You’ll wonder what you’ve done all day, but, keeping a mini human alive take MOST of your time! Unbelievable, right?


"The bond that I have with my baby will be instant and golden and this will be enough to keep me going when it’s tough."


The bond might take a while to form, it isn’t guaranteed and sheer determination will get you through those first days, weeks and months. It’s normal to find things hard; babies don’t come with an instruction manual and no matter what those societal messages tell us, it doesn’t just come naturally to everyone.  You can still care for your baby enough.

So, why the discrepancies between imagined parenthood and reality?
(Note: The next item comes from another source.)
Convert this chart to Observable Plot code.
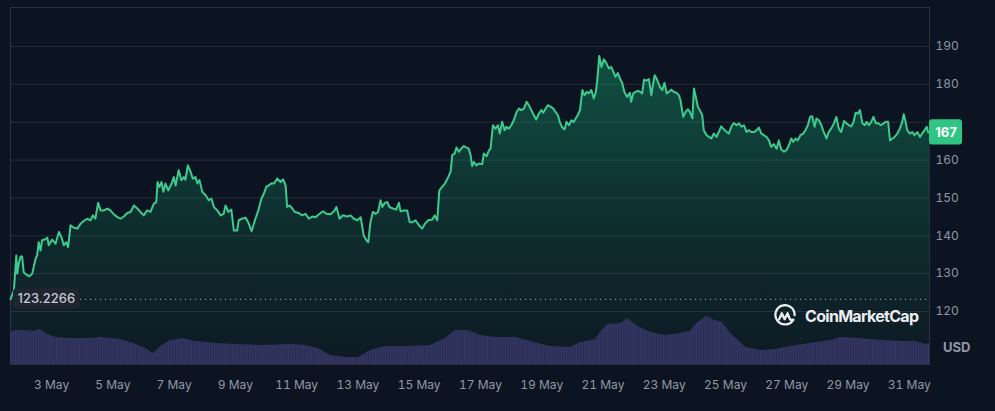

Many people expect parenthood to be easier than it is because of how it’s portrayed in the media, on socials, from what we learn from our family, societal messages and from friends who might keep the juicy truths to themselves. Thankfully, there is now more honesty about parenthood in recent years, and the huge impact pregnancy, labour and birth can have on mental health, but it can still feel outnumbered by all those positive birth stories that you may tune in to.  Research shows that 1:5 women now experience perinatal mental health problems.

I’m not saying all we should do is complain about how hard parenthood is, but there’s immense value in feeling solidarity, of recognising it’s not just you, that you’re not alone, and that your version of coping is valid and good enough, this can be incredibly reassuring and vindicating.

As a society, we’ve minimised the monumental transition into parenthood. We feel we have to act accordingly, despite the lack of support from the healthcare system, family, and friends. We're not meant to do this alone, but society hasn’t caught up to the fact that we don’t live next door to three generations of our family anymore or have aunts and uncles nearby to babysit, and that it’s a huge identity shift from being an independent adult responsible only for yourself, to carrying and growing a mini human and then birthing and being responsible for keeping them alive!

As you embark on your parenthood journey, it’s worth checking in with your expectations for each chapter. What are you hoping the baby/toddler/foundation/primary school age will be like? Which bits seem important to focus on – academia, reading writing or incorporating creativity, play and being outside? Which others could you soften your expectations around?

Taking a bird’s eye view frequently helps see where things may have gone awry, and allows for necessary adjustments. Be kind to yourself, it’s not easy, and no-one is perfect!  Give yourself praise for doing the best you can and talk about what’s difficult to someone who is good at listening.  Just someone bearing witness to your experience without diving in to try and fix it can be hugely helpful.

A heads-up about the realities of parenthood won’t necessarily make the journey easier, but it might create more realistic expectations from the start. This allows for meaningful conversations and preparations before entering parenthood, beyond birth plans, feeding choices, and the newest gadgets.  Focus on the small stuff……you are good enough!